BOSQUE COUNTY, Texas — The Bosque County Sheriff called on all of the county's school districts Wednesday to implement the School Marshal Program. It comes in response to the tragedy in Uvalde where 19 children and two teachers were killed Tuesday by a gunman at Robb Elementary School.
"I feel it is time to take aggressive and deliberate steps toward the enhancement of our security measures in order to better protect the lives of our students and faculty," Sheriff Trace Hendricks said.
The School Marshal Program was passed as part of House Bill 1009 in 2013 in the 83rd Texas Legislative Session.
"The sole purpose of a School Marshal is to prevent the act of murder or serious bodily injury on school premises, and act only as defined by the written regulations adopted by the School Board/Governing Body," as defined by House Bill 1009.
Hendricks said Bosque County law enforcement has responded to threats of violence and while none resulted in injury or death, he said the potential for violence was present and cannot be dismissed.
"We must insure [sic] that our schools and the lives of our loved ones are as safe and secure as possible and that none are designated as a 'soft target,'" Hendricks said.
Hendricks said he hoped the program would be initiated immediately and in place by the start of the 2022 school year.

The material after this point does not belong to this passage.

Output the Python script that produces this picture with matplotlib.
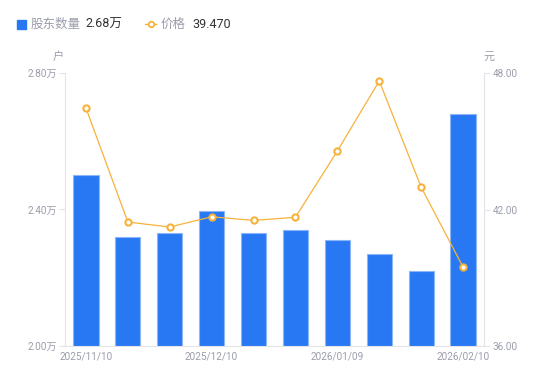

"My office and staff standby to assist you in this task, in any way possible," Hendricks said. "I will make myself available to meet with you and/or your board in order to provide any needed support during this endeavor and I welcome your questions and comments as we move forward."
According to the Texas Commission on Law Enforcement, a school must send a candidate for School Marshal to an 80 hour training course, conducted by a law enforcement academy that has been specifically prepared to provide the school marshal curriculum.